Stored data:
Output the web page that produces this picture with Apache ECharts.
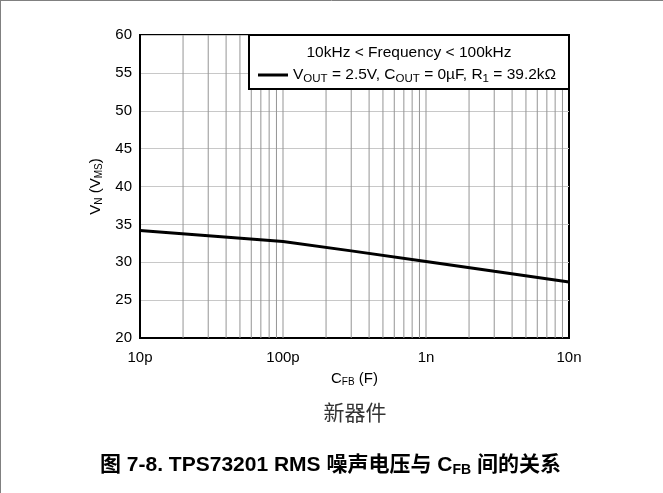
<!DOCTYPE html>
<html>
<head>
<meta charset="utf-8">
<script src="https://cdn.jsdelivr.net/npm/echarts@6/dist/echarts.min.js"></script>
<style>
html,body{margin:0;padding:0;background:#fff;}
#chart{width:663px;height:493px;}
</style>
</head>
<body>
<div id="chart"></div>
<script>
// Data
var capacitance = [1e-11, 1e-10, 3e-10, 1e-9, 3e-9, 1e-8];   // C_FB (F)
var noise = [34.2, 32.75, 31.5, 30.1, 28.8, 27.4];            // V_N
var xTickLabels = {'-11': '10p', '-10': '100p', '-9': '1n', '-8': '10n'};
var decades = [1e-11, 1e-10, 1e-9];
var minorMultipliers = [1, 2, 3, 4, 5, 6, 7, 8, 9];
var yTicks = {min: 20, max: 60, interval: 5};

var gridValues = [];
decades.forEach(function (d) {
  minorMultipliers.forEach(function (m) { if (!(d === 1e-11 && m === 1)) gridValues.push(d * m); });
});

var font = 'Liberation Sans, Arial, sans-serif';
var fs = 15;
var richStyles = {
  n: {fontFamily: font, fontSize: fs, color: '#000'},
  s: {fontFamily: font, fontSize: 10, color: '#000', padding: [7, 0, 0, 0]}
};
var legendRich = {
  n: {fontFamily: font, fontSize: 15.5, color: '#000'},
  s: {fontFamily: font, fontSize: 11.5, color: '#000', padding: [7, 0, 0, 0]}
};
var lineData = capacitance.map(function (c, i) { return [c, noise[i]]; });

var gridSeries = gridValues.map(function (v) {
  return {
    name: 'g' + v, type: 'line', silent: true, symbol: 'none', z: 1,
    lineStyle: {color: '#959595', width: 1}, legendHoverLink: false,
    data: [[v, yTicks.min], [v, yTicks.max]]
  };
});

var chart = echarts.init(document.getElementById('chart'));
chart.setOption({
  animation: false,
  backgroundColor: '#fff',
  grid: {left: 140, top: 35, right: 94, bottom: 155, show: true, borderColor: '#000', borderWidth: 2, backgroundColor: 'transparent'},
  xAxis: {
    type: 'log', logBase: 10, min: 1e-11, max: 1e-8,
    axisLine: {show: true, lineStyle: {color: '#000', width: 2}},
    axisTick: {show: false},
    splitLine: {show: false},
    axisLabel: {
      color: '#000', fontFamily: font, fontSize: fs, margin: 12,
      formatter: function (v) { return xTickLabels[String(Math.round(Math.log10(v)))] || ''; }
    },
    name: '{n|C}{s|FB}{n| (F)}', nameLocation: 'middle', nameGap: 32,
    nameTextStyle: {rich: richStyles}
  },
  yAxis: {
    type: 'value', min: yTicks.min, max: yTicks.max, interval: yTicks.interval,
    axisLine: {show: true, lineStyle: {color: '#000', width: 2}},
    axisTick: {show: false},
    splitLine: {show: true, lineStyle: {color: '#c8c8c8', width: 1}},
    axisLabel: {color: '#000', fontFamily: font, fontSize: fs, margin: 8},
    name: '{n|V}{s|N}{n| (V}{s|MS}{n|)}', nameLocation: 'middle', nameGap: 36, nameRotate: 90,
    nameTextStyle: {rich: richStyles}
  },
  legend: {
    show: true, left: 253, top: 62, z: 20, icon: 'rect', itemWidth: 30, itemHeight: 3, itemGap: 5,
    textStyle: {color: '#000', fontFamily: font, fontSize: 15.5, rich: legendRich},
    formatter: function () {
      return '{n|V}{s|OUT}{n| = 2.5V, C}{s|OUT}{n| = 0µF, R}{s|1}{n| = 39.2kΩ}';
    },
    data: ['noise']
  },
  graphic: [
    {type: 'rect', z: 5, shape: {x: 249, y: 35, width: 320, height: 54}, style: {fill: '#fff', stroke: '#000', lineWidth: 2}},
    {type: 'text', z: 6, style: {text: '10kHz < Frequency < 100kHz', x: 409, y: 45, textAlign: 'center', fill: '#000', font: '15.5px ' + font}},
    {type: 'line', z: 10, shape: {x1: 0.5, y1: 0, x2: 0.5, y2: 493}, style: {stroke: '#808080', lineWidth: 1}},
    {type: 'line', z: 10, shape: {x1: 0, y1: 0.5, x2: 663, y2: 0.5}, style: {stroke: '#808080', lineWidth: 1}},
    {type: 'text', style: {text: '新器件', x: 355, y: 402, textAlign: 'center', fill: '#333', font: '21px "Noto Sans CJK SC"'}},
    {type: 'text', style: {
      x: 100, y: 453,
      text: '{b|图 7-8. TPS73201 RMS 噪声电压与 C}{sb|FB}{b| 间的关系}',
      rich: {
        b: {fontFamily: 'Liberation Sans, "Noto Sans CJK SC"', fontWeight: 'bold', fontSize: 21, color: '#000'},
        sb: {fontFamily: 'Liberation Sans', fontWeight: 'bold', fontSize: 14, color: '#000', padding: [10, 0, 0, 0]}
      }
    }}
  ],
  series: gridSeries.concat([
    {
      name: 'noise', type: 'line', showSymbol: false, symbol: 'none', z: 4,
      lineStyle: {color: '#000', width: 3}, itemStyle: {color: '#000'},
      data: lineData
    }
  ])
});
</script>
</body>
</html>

--

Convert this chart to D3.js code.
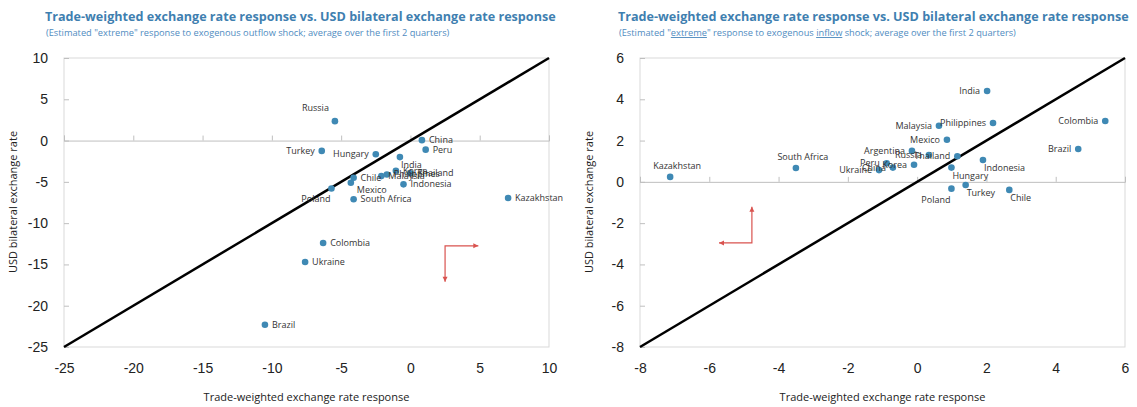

Written request:
In the records shown above, how many lines include the word "this"? Answer with the number only.

Correct response:
2